The agency — founded in 1947 to assist Catholics wherever the Church suffers poverty or persecution — sponsored a visit to Canada by Archbishop Ignatius Kaigama of Jos, Nigeria, last month that took him to Vancouver, Toronto, Ottawa and Montreal. He told Canadians about the violence radical Islamists such as Boko Haram are inflicting on Christians and Muslims who do not share their vision to impose Shariah law on the country and how ethnic factions are vying for political power.
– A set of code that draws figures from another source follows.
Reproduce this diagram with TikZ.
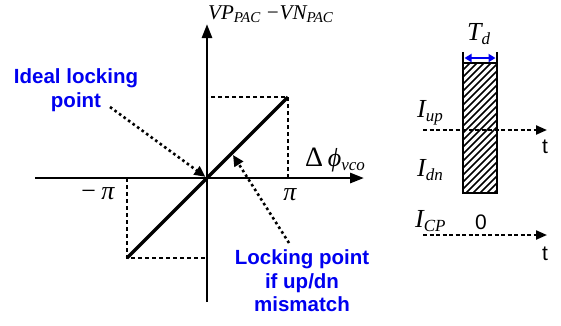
\documentclass[tikz,border=0pt]{standalone}
\usepackage{fontspec}
\setmainfont{Liberation Serif}
\newfontfamily\arialfont{Liberation Sans}
\usetikzlibrary{arrows.meta,positioning}
\definecolor{lockblue}{RGB}{0,0,240}
\newcommand{\lowsub}[2]{\raisebox{-0.16em}{\fontsize{#1}{#1}\selectfont #2}}
\tikzset{
  axis/.style={-{Triangle[length=14pt,width=10pt]}, line width=2.8pt},
  chr/.style={line width=3.4pt},
  proj/.style={dash pattern=on 4pt off 3pt, line width=1.8pt},
  ptarr/.style={-{Triangle[length=11pt,width=10pt]}, line width=2.6pt, dash pattern=on 2.6pt off 3pt},
  note/.style={text=lockblue, font=\arialfont\bfseries\fontsize{20.5}{23.5}\selectfont, align=center, inner sep=0pt},
  tlbl/.style={font=\fontsize{21}{21}\selectfont\itshape, inner sep=0pt},
  blbl/.style={font=\fontsize{26}{26}\selectfont\itshape, inner sep=0pt},
  slbl/.style={font=\arialfont\fontsize{21}{21}\selectfont, inner sep=0pt},
  tax/.style={-{Triangle[length=11pt,width=9pt]}, line width=2.2pt, dash pattern=on 4pt off 2.5pt},
  pulse/.style={line width=2.8pt},
  hatch/.style={line width=1.6pt},
  tdarr/.style={{Triangle[length=7pt,width=8pt]}-{Triangle[length=7pt,width=8pt]}, lockblue, line width=2.2pt},
}
\begin{document}
\begin{tikzpicture}[x=1pt, y=-1pt]
  \useasboundingbox (0,0) rectangle (561,325);
  % PD characteristic
  \coordinate (o) at (207,178);
  \coordinate (xl) at (35,178);
  \coordinate (xr) at (364,178);
  \coordinate (yb) at (207,302);
  \coordinate (yt) at (207,24);
  \coordinate (pmax) at (288,97);
  \coordinate (pmin) at (127,258);
  \draw[axis] (xl) -- (xr);
  \draw[axis] (yb) -- (yt);
  \draw[proj] (pmax |- o) -- (pmax) -- (o |- pmax);
  \draw[proj] (pmin |- o) -- (pmin) -- (o |- pmin);
  \draw[chr] (pmin) -- (pmax);
  \node[tlbl, anchor=base west] (vlbl) at (208,19) {VP\lowsub{15}{PAC} −VN\lowsub{15}{PAC}};
  \node[blbl, anchor=base west] (phlbl) at (305,166) {{\fontsize{28}{28}\selectfont\upshape Δ\,}ϕ\lowsub{17}{vco}};
  \node[blbl, anchor=base] (mpi) at (97,199) {−\,π};
  \node[blbl, anchor=base] (ppi) at (290,200) {π};
  % locking points
  \node[note] (ideal) at (76,90) {Ideal locking\\point};
  \node[note] (mism) at (302,281) {Locking point\\if up/dn\\mismatch};
  \coordinate (ia) at (110,107);
  \coordinate (ma) at (289,243);
  \coordinate (mp) at (233,155);
  \draw[ptarr, shorten >=2pt] (ia) -- (o);
  \draw[ptarr] (ma) -- (mp);
  % current pulses
  \begin{scope}
    \clip (463,63) rectangle (497,193);
    \foreach \k in {0,7,...,175}
      \draw[hatch] (463,63+\k) -- ++(40,-40);
  \end{scope}
  \draw[pulse] (463,52) -- (463,193) -- (497,193) -- (497,52);
  \draw[pulse] (463,63) -- (497,63);
  \draw[tdarr] (464.5,58) -- (495.5,58);
  \node[blbl, anchor=base west] (td) at (467,40) {T\lowsub{17}{d}};
  \coordinate (t1s) at (423,130);
  \coordinate (t1e) at (547,130);
  \coordinate (t2s) at (423,235);
  \coordinate (t2e) at (547,235);
  \draw[tax] (t1s) -- (t1e);
  \draw[tax] (t2s) -- (t2e);
  \node[slbl, anchor=base] (tt1) at (545,153) {t};
  \node[slbl, anchor=base] (tt2) at (545,260) {t};
  \node[blbl, anchor=base west] (iup) at (417,117) {I\lowsub{17}{up}};
  \node[blbl, anchor=base west] (idn) at (417,176) {I\lowsub{17}{dn}};
  \node[blbl, anchor=base west] (icp) at (415,227) {I\lowsub{17}{CP}};
  \node[slbl, anchor=base] (zero) at (481,229) {0};
\end{tikzpicture}
\end{document}
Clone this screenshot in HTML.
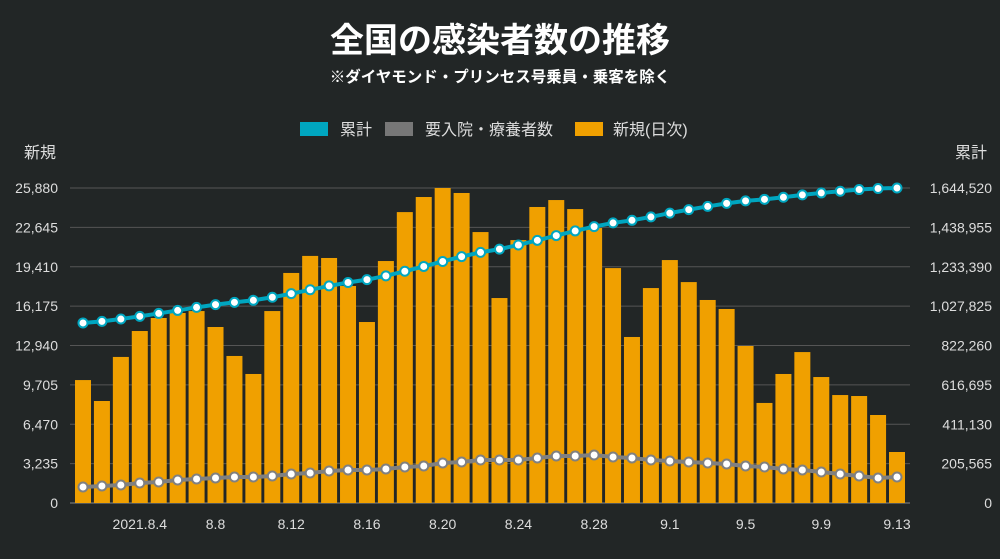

Kaigama represents a diocese in Nigeria’s middle belt or plateau region between its largely Muslim north and its largely Christian south, a region that has experienced a great deal of violence and kidnappings in recent years. 

In recent weeks, 200 were killed in the region where Kaigama comes from, said Lalonde. “There are regular episodes of violence and, at the moment, they are getting worse.”

Last year, Aid to the Church in Need’s primary focus was rebuilding villages on Iraq’s Nineveh Plain so Christians can return home to the area ravaged by ISIS. Lalonde said this effort will continue. Aid to the Church in Need Canada also raised $420,000 towards addressing famine in South Sudan and Nigeria.

The organization raised a total of $2.7 million in 2017, slightly down from the $2.9 million it raised in 2016, according to the annual report released earlier this month. Worldwide, it raised $181,123,824, down from its record-breaking $189.5 million in 2016 that represented a jump of $13.5 million from the previous year.

Aid to the Church in Need funded 5,357 projects in 149 countries in 2017. It has offices in 23 countries.